The foundation, founded in 2003 under the Democratic Progressive Party (DPP) administration, was established with government funds with the aim of promoting human rights and democracy worldwide.

Lin resigned on Thursday night during the foundation’s board meeting. The board then appointed former Chinese Nationalist Party (KMT) lawmaker Huang Teh-fu (黃德福) to succeed him.

DPP Legislator Tsai Huang-liang (蔡煌瑯), a board member, left the meeting to protest the change.

In Lin’s resignation letter, which Legislative Speaker Wang Jin-pyng (王金平) — the foundation’s chairman — read out loud to the board, Lin said he resigned because Ma had wanted to remove him since June 2008.

In an interview with the Chinese-language Liberty Times (the Taipei Times’ sister newspaper) on Thursday, Lin said the board spent a considerable amount of time discussing his case and that board members across party lines said he had done a good job.

While some board members had asked Wang what was behind Lin’s departure, Lin said Wang later acknowledged the pressure came from the president, though he stopped short of mentioning Ma’s name.

Saying the foundation should be an organization devoted to democracy and without partisan bias, board supervisor Tsai Ming-hwa (蔡明華) questioned how the foundation could remove ranking officials simply because of differences in political ideology.

Tsai Huang-liang said he felt Wang was helpless in the matter, adding that Wang, in an attempt to maintain harmony, told the board that Lin had not been removed, but had resigned.

“Everyone knows the real reason. Politics, after all, involves a lot of acting,” Tsai Huang-liang said.

Tsai Huang-liang accused Ma of investigating Lin’s political beliefs and shaming Taiwan’s democracy.

Lin told the Liberty Times that he admired the head of the US’ National Endowment for Democracy (NED), who thanked everyone in the US for their support when the NED presented Tibetan spiritual leader the Dalai Lama with an award for democracy on Feb. 29.
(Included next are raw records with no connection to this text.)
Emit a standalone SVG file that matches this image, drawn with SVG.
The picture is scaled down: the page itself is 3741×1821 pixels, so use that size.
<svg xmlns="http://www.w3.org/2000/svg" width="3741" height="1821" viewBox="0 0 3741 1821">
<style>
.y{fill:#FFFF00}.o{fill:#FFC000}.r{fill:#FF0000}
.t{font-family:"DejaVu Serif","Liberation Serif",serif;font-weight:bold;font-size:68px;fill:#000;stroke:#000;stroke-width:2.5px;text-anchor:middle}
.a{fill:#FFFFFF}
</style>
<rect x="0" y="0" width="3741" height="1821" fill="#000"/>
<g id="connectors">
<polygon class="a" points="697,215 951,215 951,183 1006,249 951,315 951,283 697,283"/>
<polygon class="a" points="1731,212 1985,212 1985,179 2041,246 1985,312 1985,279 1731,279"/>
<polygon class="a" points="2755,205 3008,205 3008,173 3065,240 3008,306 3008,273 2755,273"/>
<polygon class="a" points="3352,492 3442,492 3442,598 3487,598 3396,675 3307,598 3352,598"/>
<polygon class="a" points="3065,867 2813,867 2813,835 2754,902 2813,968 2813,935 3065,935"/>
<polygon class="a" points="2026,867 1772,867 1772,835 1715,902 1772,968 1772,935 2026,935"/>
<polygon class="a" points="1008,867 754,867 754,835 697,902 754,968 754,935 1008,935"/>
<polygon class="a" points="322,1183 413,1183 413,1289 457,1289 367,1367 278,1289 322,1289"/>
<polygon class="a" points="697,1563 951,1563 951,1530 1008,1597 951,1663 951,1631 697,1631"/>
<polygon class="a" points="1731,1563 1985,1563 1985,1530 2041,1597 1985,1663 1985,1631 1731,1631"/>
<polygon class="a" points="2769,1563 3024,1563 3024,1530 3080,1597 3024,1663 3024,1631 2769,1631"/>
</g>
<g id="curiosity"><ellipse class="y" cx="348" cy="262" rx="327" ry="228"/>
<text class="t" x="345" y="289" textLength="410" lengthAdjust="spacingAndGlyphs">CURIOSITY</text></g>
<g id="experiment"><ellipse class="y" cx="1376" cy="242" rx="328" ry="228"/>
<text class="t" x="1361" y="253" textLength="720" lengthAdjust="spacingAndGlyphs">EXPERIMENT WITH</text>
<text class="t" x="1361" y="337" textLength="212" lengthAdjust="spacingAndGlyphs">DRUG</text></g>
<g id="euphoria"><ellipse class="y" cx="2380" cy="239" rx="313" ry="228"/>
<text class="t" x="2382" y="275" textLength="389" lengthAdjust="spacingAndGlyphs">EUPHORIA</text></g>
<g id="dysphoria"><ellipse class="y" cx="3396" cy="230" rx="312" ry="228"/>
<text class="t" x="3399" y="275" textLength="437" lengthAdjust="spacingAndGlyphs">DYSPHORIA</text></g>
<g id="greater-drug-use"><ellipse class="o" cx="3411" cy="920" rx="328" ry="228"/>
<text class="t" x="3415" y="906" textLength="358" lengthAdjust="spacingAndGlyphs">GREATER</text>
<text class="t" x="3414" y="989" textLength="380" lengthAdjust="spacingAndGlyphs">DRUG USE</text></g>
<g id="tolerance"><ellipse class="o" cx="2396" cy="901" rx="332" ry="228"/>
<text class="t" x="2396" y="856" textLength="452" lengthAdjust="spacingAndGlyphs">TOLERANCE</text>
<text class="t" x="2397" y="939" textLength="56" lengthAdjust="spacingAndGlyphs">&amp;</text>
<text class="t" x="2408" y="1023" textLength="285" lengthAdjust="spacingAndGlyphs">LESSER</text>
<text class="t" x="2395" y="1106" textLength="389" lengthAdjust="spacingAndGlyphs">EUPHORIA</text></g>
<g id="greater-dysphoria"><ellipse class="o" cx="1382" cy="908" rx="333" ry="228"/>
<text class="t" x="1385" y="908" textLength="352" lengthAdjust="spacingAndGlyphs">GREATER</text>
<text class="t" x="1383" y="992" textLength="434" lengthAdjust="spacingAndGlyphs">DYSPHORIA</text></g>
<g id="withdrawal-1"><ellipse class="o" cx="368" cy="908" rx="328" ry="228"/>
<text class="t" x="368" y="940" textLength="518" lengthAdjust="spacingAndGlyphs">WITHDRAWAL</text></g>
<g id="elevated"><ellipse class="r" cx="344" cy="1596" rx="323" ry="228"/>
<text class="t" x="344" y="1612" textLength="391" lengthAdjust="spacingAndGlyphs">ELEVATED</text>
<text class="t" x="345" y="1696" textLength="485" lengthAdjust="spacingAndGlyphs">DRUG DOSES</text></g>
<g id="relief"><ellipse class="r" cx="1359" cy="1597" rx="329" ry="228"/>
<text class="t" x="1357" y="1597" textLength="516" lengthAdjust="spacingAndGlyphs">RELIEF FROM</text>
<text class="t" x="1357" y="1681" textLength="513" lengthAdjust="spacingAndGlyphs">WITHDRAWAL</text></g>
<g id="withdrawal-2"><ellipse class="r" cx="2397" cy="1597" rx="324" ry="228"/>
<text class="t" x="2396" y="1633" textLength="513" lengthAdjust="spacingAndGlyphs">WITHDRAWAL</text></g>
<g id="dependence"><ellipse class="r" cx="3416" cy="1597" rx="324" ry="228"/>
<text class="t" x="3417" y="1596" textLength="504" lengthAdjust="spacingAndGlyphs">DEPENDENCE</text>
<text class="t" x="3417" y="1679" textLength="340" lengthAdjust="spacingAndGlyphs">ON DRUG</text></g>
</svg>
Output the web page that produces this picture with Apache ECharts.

The NED is sponsored by the US government, but Americans believe it belongs to all the people of the US and not to any party or any government, Lin said.

By contrast, Lin said, Ma pressuring him to resign shows freedom and democracy have still not matured in Taiwan, and this upsets him greatly.

According to Lin, last June, then-National Security Council (NSC) secretary-general Su Chi (蘇起) met Wang and told him that Lin should step down because he once served as a NSC adviser under the DPP administration, and that Lin had expressed support for Taiwan’s independence during a closed-door meeting at the Brookings Institution in the US in 2004.

Lin said he couldn’t remember whether he had made such comments.

However, even if he had, he was at that time an NSC adviser and the setting was a closed-door meeting, he said.

Lin said he was scared by Su’s claim that he had a recording of his comments because it reminded him of the White Terror era, and he had no idea how Su could have gotten such a recording.

Lin also quoted Su as telling him last October that although he was doing a good job, his position was a symbolic one and that he had to leave because the ruling party had changed.

Noting that a consensus on supporting democracy and human rights in China was reached among the ruling and opposing parties when the foundation was founded, Lin said he hoped those ideals would still be upheld despite the transfer of power in Taiwan.

The Presidential Office was unavailable for comment at press time.